At first, as the story goes based on the research, the declining monsoon rains actually played a salient role in the rise of the Harappan civilization. Adds Giosan: "The Harappans were an enterprising people taking advantage of a window of opportunity – a kind of "Goldilocks" civilization. As monsoon drying subdued devastating floods, the land nearby the rivers - still fed with water and rich silt - was just right for agriculture. This lasted for almost 2,000 years, but continued aridification closed this favorable window in the end."

By about 3900 years ago the river system had dried to the point where the Harappans were compelled to move and disperse eastward toward the Ganges basin, where the monsoon rains were still plentiful and more reliable. The great urbanized Indus civilization, having relied on the bumper crop surpluses along the Indus and the Ghaggar-Hakra rivers to develop and sustain their cities and towns during the earlier, wetter period, thus no longer had the workforce concentration needed to support urbanism.

"We can envision that this eastern shift involved a change to more localized forms of economy: smaller communities supported by local rain-fed farming and dwindling streams," said Fuller. "This may have produced smaller surpluses, and would not have supported large cities, but would have been reliable. Thus cities collapsed, but smaller agricultural communities were sustainable and flourished. Many of the urban arts, such as writing, faded away, but agriculture continued and actually diversified."
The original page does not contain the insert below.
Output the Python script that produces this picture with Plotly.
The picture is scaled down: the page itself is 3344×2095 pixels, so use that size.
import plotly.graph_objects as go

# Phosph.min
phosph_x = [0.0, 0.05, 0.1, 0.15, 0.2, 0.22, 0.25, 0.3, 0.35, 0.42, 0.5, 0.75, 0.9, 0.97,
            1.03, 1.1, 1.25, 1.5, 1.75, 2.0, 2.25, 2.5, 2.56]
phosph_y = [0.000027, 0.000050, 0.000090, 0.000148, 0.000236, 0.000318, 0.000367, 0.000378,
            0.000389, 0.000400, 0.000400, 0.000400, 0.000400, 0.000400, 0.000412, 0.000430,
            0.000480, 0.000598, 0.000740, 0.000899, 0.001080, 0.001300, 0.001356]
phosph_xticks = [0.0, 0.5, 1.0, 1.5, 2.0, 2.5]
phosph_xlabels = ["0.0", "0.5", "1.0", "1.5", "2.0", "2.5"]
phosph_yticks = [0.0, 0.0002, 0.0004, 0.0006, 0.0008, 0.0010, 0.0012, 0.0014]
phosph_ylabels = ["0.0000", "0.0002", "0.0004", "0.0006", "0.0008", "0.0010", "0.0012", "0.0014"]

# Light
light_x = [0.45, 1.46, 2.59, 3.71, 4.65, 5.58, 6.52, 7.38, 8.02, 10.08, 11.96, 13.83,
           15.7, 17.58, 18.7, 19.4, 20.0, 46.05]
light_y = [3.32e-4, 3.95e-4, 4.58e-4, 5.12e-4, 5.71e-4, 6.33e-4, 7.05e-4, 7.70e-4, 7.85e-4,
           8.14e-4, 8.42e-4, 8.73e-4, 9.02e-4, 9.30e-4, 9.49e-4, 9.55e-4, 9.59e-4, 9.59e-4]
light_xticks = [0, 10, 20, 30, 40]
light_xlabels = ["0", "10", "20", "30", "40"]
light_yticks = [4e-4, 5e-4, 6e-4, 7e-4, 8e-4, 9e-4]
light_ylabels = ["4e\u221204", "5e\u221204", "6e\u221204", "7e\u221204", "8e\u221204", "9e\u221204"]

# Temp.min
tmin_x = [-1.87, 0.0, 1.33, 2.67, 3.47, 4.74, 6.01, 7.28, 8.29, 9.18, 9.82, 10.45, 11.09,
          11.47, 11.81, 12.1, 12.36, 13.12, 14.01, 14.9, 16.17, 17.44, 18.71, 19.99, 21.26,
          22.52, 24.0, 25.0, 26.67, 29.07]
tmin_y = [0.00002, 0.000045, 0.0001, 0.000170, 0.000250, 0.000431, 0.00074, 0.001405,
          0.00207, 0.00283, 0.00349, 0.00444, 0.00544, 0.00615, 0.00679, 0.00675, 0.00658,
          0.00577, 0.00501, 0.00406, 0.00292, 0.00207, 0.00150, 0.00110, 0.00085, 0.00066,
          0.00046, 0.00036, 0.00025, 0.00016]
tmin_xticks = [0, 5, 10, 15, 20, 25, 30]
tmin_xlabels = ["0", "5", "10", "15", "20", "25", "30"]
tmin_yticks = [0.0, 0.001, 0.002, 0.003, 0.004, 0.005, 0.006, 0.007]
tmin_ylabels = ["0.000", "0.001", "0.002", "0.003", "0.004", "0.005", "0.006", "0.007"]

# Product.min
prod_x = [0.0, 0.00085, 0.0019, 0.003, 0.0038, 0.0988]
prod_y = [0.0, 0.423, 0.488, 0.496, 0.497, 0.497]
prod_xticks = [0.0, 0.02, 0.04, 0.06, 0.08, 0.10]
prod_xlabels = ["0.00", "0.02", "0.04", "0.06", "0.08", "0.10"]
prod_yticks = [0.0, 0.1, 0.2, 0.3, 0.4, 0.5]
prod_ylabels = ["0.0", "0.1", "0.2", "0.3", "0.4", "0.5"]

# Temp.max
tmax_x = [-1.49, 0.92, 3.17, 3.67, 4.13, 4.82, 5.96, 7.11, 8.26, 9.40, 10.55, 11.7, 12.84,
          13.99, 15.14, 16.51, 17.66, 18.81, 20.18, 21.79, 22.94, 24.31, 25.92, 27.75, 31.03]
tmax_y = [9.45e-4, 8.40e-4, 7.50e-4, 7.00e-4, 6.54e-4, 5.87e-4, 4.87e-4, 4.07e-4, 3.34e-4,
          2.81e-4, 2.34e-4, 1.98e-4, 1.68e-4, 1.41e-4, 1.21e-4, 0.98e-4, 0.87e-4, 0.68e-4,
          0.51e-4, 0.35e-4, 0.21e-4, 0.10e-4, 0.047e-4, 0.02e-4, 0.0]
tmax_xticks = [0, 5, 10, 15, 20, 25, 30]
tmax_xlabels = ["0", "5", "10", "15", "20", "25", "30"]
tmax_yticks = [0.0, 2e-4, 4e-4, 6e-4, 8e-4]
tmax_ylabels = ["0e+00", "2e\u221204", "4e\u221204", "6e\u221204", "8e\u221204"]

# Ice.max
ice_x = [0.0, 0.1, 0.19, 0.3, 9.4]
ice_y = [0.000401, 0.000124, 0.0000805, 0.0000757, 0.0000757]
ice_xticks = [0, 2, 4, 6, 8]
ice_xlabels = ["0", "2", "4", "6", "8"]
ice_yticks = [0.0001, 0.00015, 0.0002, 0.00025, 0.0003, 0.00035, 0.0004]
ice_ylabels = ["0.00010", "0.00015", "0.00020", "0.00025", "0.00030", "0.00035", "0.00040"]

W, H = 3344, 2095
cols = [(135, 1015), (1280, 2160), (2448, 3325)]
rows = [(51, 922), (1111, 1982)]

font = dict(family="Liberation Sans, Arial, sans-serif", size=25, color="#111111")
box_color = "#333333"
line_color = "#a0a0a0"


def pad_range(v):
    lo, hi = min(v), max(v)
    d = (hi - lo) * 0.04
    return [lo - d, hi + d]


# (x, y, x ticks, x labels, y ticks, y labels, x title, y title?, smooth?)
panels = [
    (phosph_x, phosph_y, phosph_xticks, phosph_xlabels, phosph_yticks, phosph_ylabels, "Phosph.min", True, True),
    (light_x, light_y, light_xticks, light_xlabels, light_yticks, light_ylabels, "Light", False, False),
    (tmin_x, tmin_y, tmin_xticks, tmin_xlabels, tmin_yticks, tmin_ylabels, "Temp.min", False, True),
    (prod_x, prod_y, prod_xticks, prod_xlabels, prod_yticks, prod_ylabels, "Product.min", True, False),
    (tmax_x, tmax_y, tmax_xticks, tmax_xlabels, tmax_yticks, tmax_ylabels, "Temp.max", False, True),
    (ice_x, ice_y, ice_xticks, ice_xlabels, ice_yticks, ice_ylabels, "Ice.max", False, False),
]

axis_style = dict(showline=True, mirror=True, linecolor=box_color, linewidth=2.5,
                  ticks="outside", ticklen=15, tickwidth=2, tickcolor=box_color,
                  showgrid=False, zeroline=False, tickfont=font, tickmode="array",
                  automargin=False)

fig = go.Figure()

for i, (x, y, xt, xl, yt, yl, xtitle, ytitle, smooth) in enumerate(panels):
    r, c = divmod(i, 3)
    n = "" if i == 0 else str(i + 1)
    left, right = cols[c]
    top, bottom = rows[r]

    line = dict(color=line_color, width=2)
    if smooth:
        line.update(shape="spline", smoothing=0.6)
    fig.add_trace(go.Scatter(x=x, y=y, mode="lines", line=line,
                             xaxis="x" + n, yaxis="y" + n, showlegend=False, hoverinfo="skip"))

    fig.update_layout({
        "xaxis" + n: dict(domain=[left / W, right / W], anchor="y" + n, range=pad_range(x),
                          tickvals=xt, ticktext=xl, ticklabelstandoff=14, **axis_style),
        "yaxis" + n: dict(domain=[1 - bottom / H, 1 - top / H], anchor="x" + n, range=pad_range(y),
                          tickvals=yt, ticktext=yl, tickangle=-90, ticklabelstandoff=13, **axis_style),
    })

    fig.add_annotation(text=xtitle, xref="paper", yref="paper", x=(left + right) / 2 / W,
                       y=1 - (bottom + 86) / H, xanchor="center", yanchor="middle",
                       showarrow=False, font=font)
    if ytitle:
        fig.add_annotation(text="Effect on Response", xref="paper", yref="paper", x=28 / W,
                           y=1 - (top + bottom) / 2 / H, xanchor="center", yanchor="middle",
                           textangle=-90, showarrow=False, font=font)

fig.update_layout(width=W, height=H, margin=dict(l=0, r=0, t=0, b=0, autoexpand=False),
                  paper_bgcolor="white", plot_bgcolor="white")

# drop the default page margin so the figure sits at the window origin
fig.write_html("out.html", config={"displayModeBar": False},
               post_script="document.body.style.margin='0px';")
In addition, the researchers believe they have discovered the fate of the mythical river, the Sarasvati. The ancient Sanskrit Vedas scriptures portrayed the Sarasvati as "surpassing in majesty and might all other waters", but it has been long considered lost to history. They have uncovered evidence that they suggest supports the current Ghaggar-Hakra river as ancient Sarasvati, based on sedimentary, topographical, and archaeological data of settlement near the river during the Harappan era. Moreover, the findings suggest that the ancient river was actually fed by perennial monsoons, not Himalayan glaciers, as was previously supposed, and that the increasingly arid climate had reduced it to the short seasonal flows of today.